## START RAW DATA

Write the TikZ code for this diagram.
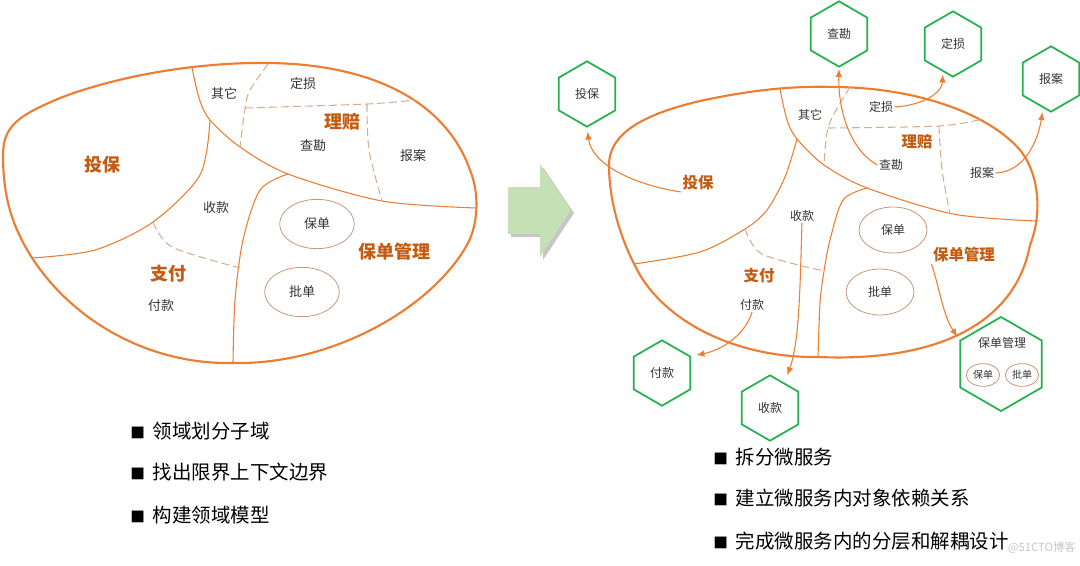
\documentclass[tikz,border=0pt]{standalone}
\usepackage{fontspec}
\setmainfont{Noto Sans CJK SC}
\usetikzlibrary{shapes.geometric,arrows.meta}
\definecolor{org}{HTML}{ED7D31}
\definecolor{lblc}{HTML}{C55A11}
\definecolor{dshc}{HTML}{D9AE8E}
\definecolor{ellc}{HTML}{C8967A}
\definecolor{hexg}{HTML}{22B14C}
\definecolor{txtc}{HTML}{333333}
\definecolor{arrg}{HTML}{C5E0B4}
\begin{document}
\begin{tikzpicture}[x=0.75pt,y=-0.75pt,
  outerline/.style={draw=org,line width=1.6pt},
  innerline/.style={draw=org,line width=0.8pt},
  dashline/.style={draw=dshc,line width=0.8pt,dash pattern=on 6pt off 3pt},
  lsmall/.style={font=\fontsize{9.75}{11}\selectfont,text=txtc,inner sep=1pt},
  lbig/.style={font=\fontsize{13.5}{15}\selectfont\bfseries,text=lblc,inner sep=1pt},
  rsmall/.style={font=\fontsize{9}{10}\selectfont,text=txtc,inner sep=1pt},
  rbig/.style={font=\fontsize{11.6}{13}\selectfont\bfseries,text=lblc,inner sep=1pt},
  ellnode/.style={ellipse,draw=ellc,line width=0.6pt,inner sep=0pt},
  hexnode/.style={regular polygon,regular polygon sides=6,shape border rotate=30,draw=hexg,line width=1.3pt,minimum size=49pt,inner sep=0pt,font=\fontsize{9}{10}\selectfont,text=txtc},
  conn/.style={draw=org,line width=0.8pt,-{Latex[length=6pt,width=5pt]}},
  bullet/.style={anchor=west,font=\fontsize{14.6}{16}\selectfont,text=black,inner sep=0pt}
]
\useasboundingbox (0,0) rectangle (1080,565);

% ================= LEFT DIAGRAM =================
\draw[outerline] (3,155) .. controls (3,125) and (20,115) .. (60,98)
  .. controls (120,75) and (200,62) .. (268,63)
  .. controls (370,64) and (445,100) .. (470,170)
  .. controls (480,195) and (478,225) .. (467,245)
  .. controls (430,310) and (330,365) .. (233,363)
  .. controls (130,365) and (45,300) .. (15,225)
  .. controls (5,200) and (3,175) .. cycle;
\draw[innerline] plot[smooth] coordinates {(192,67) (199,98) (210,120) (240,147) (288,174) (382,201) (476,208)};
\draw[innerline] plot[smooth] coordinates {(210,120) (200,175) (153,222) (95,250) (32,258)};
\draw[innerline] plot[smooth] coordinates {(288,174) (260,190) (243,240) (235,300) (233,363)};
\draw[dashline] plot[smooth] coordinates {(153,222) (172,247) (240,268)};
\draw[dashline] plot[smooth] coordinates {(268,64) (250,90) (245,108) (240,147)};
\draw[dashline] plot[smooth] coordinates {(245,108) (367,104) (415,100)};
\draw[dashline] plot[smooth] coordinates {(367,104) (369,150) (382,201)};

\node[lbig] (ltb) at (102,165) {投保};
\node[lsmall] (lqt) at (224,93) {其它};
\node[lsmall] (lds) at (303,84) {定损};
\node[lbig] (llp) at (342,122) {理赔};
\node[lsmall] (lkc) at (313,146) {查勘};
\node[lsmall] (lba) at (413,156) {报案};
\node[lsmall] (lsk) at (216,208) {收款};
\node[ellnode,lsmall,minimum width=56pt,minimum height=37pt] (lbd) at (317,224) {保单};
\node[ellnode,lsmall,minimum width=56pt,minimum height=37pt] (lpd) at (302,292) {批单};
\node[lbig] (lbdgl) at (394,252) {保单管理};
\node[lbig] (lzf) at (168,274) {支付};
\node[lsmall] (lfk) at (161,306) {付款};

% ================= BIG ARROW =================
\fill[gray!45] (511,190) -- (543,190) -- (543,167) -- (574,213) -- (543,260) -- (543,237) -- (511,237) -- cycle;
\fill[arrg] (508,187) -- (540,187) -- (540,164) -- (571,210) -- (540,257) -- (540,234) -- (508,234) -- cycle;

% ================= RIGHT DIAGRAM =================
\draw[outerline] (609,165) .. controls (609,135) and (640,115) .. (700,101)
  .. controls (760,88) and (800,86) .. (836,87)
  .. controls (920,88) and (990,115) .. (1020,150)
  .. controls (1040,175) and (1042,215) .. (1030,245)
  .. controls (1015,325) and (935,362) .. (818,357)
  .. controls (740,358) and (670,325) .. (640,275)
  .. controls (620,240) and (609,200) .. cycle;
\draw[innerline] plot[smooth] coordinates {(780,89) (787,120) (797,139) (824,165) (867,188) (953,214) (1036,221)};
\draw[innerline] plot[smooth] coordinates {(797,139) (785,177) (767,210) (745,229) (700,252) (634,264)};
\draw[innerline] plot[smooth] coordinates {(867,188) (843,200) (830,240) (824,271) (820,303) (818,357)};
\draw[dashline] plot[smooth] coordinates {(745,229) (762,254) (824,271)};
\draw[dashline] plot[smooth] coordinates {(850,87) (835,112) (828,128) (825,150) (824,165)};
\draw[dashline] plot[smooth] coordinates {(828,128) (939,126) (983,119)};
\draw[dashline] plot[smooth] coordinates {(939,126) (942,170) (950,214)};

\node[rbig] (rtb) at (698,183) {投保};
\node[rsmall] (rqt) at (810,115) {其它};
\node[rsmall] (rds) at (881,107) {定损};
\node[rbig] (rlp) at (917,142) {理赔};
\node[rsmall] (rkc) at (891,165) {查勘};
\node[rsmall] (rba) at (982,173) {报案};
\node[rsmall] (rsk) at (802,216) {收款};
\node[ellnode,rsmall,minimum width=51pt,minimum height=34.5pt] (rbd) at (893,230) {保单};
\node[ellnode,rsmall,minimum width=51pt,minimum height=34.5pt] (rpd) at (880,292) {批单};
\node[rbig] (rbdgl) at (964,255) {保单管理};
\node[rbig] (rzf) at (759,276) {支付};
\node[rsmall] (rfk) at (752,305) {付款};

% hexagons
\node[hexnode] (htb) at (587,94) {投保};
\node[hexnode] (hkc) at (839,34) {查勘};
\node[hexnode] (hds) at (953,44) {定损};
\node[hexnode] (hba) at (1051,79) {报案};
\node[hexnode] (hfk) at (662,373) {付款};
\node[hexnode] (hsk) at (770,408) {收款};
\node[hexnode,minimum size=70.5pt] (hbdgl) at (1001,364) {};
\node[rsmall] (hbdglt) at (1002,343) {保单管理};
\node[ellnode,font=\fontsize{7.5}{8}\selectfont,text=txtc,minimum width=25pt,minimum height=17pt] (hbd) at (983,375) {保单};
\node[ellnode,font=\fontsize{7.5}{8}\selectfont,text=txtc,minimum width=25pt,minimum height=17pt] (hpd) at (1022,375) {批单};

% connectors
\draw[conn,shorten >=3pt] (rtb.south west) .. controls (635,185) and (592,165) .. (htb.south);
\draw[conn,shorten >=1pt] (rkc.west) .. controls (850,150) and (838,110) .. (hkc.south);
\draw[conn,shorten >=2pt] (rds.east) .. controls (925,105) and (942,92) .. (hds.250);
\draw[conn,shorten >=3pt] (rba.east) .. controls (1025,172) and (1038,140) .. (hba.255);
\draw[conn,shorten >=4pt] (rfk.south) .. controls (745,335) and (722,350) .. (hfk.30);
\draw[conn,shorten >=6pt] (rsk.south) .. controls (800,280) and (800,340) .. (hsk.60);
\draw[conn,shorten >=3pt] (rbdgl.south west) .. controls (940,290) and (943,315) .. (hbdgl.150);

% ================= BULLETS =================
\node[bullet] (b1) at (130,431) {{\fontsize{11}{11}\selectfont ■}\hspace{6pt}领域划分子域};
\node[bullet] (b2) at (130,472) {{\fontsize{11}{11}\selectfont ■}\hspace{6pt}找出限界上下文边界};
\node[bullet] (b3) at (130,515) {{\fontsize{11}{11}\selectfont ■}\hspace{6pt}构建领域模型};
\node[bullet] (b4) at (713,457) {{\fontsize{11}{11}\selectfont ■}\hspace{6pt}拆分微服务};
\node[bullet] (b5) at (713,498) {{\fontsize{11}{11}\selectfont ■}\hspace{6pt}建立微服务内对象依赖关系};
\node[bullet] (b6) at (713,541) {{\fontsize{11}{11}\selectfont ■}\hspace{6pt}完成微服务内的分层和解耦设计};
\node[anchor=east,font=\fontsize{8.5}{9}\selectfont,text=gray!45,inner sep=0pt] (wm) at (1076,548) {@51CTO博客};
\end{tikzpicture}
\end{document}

## END RAW DATA

Reproduce exactly the run of lines that opens the listing and closes with the line holding "(0,0) rectangle (1080,565);". Pictures are excluded.

== ANSWER TO THE EXERCISE ==
Write the TikZ code for this diagram.
\documentclass[tikz,border=0pt]{standalone}
\usepackage{fontspec}
\setmainfont{Noto Sans CJK SC}
\usetikzlibrary{shapes.geometric,arrows.meta}
\definecolor{org}{HTML}{ED7D31}
\definecolor{lblc}{HTML}{C55A11}
\definecolor{dshc}{HTML}{D9AE8E}
\definecolor{ellc}{HTML}{C8967A}
\definecolor{hexg}{HTML}{22B14C}
\definecolor{txtc}{HTML}{333333}
\definecolor{arrg}{HTML}{C5E0B4}
\begin{document}
\begin{tikzpicture}[x=0.75pt,y=-0.75pt,
  outerline/.style={draw=org,line width=1.6pt},
  innerline/.style={draw=org,line width=0.8pt},
  dashline/.style={draw=dshc,line width=0.8pt,dash pattern=on 6pt off 3pt},
  lsmall/.style={font=\fontsize{9.75}{11}\selectfont,text=txtc,inner sep=1pt},
  lbig/.style={font=\fontsize{13.5}{15}\selectfont\bfseries,text=lblc,inner sep=1pt},
  rsmall/.style={font=\fontsize{9}{10}\selectfont,text=txtc,inner sep=1pt},
  rbig/.style={font=\fontsize{11.6}{13}\selectfont\bfseries,text=lblc,inner sep=1pt},
  ellnode/.style={ellipse,draw=ellc,line width=0.6pt,inner sep=0pt},
  hexnode/.style={regular polygon,regular polygon sides=6,shape border rotate=30,draw=hexg,line width=1.3pt,minimum size=49pt,inner sep=0pt,font=\fontsize{9}{10}\selectfont,text=txtc},
  conn/.style={draw=org,line width=0.8pt,-{Latex[length=6pt,width=5pt]}},
  bullet/.style={anchor=west,font=\fontsize{14.6}{16}\selectfont,text=black,inner sep=0pt}
]
\useasboundingbox (0,0) rectangle (1080,565);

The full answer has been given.